• Exercise description:
Omit the pictures from the entries below and retype everything else exactly.

• The input:
────────────────
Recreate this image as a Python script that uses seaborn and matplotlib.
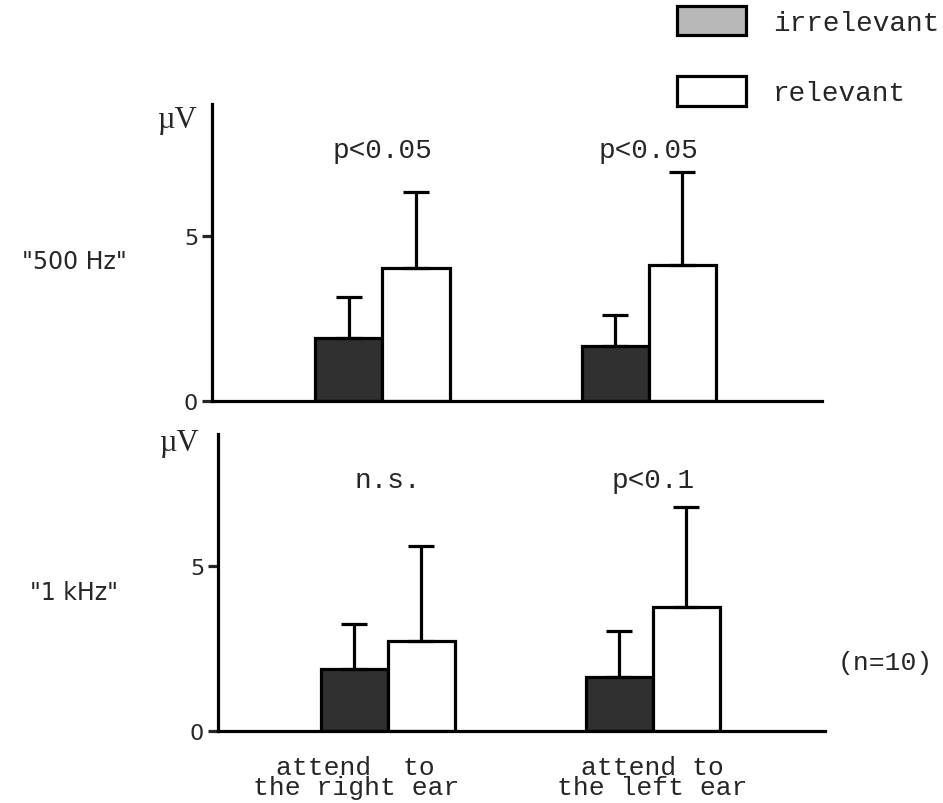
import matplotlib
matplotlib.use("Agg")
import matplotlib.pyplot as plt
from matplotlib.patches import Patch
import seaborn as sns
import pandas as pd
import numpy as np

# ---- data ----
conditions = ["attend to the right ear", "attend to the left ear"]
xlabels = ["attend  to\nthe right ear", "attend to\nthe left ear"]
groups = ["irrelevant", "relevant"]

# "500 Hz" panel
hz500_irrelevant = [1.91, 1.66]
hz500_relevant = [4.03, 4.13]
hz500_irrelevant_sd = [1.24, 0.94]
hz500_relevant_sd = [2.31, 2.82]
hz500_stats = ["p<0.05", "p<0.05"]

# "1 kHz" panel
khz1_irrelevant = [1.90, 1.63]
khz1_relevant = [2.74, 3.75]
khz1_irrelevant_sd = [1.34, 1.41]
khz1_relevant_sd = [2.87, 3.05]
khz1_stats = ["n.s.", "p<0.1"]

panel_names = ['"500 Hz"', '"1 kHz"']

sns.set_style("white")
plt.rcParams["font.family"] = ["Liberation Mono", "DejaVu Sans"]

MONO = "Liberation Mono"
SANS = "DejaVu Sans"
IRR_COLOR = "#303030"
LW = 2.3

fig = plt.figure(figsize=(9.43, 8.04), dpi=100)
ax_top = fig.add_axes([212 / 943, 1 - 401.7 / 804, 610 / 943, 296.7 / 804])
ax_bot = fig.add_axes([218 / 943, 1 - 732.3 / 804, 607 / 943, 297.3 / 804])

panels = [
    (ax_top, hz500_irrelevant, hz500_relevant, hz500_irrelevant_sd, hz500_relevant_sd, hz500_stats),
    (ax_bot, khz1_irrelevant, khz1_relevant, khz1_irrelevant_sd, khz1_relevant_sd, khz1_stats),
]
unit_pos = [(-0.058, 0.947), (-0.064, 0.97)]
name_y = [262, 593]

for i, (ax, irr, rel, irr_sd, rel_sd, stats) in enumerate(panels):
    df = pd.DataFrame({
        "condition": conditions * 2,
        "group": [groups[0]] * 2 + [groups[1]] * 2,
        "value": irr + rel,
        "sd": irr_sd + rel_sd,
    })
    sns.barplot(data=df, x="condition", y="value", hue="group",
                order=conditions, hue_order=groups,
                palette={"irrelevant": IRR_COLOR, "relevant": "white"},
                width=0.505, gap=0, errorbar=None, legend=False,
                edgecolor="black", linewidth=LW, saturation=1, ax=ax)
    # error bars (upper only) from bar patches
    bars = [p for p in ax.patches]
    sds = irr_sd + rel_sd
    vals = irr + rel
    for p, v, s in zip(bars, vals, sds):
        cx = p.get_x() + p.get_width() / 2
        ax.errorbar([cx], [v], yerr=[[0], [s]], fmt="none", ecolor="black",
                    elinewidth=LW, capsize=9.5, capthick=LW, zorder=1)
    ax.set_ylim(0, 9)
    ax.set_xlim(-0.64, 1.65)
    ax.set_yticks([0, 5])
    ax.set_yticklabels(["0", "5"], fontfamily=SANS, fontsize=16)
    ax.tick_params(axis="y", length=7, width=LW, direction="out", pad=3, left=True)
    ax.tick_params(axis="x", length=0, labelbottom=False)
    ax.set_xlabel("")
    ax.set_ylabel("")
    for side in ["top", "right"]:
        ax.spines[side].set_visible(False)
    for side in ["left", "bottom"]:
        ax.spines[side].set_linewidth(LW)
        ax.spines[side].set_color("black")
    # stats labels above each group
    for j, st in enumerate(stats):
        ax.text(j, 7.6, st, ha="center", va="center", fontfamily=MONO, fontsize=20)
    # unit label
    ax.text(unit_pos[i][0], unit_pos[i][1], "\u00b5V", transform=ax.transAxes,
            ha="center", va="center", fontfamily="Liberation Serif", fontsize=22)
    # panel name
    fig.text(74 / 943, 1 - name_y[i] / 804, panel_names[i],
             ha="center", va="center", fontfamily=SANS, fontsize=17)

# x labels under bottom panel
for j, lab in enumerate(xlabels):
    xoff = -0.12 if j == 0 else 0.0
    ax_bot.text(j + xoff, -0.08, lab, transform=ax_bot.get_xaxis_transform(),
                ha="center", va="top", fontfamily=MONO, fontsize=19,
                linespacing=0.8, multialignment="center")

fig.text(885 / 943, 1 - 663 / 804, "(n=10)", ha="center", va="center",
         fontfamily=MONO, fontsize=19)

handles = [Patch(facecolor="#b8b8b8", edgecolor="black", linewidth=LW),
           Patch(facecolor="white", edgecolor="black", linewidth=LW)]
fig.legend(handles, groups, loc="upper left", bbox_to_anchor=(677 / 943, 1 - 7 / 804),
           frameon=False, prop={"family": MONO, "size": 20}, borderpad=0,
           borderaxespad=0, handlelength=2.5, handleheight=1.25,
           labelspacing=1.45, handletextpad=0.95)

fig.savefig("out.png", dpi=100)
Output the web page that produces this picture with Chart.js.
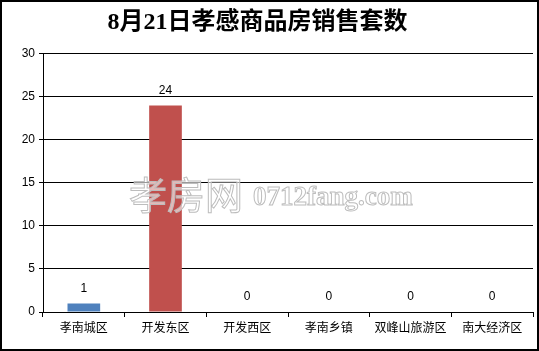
────────────────
• Final result:
Recreate this image as a Python script that uses seaborn and matplotlib.
import matplotlib
matplotlib.use("Agg")
import matplotlib.pyplot as plt
from matplotlib.patches import Patch
import seaborn as sns
import pandas as pd
import numpy as np

# ---- data ----
conditions = ["attend to the right ear", "attend to the left ear"]
xlabels = ["attend  to\nthe right ear", "attend to\nthe left ear"]
groups = ["irrelevant", "relevant"]

# "500 Hz" panel
hz500_irrelevant = [1.91, 1.66]
hz500_relevant = [4.03, 4.13]
hz500_irrelevant_sd = [1.24, 0.94]
hz500_relevant_sd = [2.31, 2.82]
hz500_stats = ["p<0.05", "p<0.05"]

# "1 kHz" panel
khz1_irrelevant = [1.90, 1.63]
khz1_relevant = [2.74, 3.75]
khz1_irrelevant_sd = [1.34, 1.41]
khz1_relevant_sd = [2.87, 3.05]
khz1_stats = ["n.s.", "p<0.1"]

panel_names = ['"500 Hz"', '"1 kHz"']

sns.set_style("white")
plt.rcParams["font.family"] = ["Liberation Mono", "DejaVu Sans"]

MONO = "Liberation Mono"
SANS = "DejaVu Sans"
IRR_COLOR = "#303030"
LW = 2.3

fig = plt.figure(figsize=(9.43, 8.04), dpi=100)
ax_top = fig.add_axes([212 / 943, 1 - 401.7 / 804, 610 / 943, 296.7 / 804])
ax_bot = fig.add_axes([218 / 943, 1 - 732.3 / 804, 607 / 943, 297.3 / 804])

panels = [
    (ax_top, hz500_irrelevant, hz500_relevant, hz500_irrelevant_sd, hz500_relevant_sd, hz500_stats),
    (ax_bot, khz1_irrelevant, khz1_relevant, khz1_irrelevant_sd, khz1_relevant_sd, khz1_stats),
]
unit_pos = [(-0.058, 0.947), (-0.064, 0.97)]
name_y = [262, 593]

for i, (ax, irr, rel, irr_sd, rel_sd, stats) in enumerate(panels):
    df = pd.DataFrame({
        "condition": conditions * 2,
        "group": [groups[0]] * 2 + [groups[1]] * 2,
        "value": irr + rel,
        "sd": irr_sd + rel_sd,
    })
    sns.barplot(data=df, x="condition", y="value", hue="group",
                order=conditions, hue_order=groups,
                palette={"irrelevant": IRR_COLOR, "relevant": "white"},
                width=0.505, gap=0, errorbar=None, legend=False,
                edgecolor="black", linewidth=LW, saturation=1, ax=ax)
    # error bars (upper only) from bar patches
    bars = [p for p in ax.patches]
    sds = irr_sd + rel_sd
    vals = irr + rel
    for p, v, s in zip(bars, vals, sds):
        cx = p.get_x() + p.get_width() / 2
        ax.errorbar([cx], [v], yerr=[[0], [s]], fmt="none", ecolor="black",
                    elinewidth=LW, capsize=9.5, capthick=LW, zorder=1)
    ax.set_ylim(0, 9)
    ax.set_xlim(-0.64, 1.65)
    ax.set_yticks([0, 5])
    ax.set_yticklabels(["0", "5"], fontfamily=SANS, fontsize=16)
    ax.tick_params(axis="y", length=7, width=LW, direction="out", pad=3, left=True)
    ax.tick_params(axis="x", length=0, labelbottom=False)
    ax.set_xlabel("")
    ax.set_ylabel("")
    for side in ["top", "right"]:
        ax.spines[side].set_visible(False)
    for side in ["left", "bottom"]:
        ax.spines[side].set_linewidth(LW)
        ax.spines[side].set_color("black")
    # stats labels above each group
    for j, st in enumerate(stats):
        ax.text(j, 7.6, st, ha="center", va="center", fontfamily=MONO, fontsize=20)
    # unit label
    ax.text(unit_pos[i][0], unit_pos[i][1], "\u00b5V", transform=ax.transAxes,
            ha="center", va="center", fontfamily="Liberation Serif", fontsize=22)
    # panel name
    fig.text(74 / 943, 1 - name_y[i] / 804, panel_names[i],
             ha="center", va="center", fontfamily=SANS, fontsize=17)

# x labels under bottom panel
for j, lab in enumerate(xlabels):
    xoff = -0.12 if j == 0 else 0.0
    ax_bot.text(j + xoff, -0.08, lab, transform=ax_bot.get_xaxis_transform(),
                ha="center", va="top", fontfamily=MONO, fontsize=19,
                linespacing=0.8, multialignment="center")

fig.text(885 / 943, 1 - 663 / 804, "(n=10)", ha="center", va="center",
         fontfamily=MONO, fontsize=19)

handles = [Patch(facecolor="#b8b8b8", edgecolor="black", linewidth=LW),
           Patch(facecolor="white", edgecolor="black", linewidth=LW)]
fig.legend(handles, groups, loc="upper left", bbox_to_anchor=(677 / 943, 1 - 7 / 804),
           frameon=False, prop={"family": MONO, "size": 20}, borderpad=0,
           borderaxespad=0, handlelength=2.5, handleheight=1.25,
           labelspacing=1.45, handletextpad=0.95)

fig.savefig("out.png", dpi=100)
Output the web page that produces this picture with Chart.js.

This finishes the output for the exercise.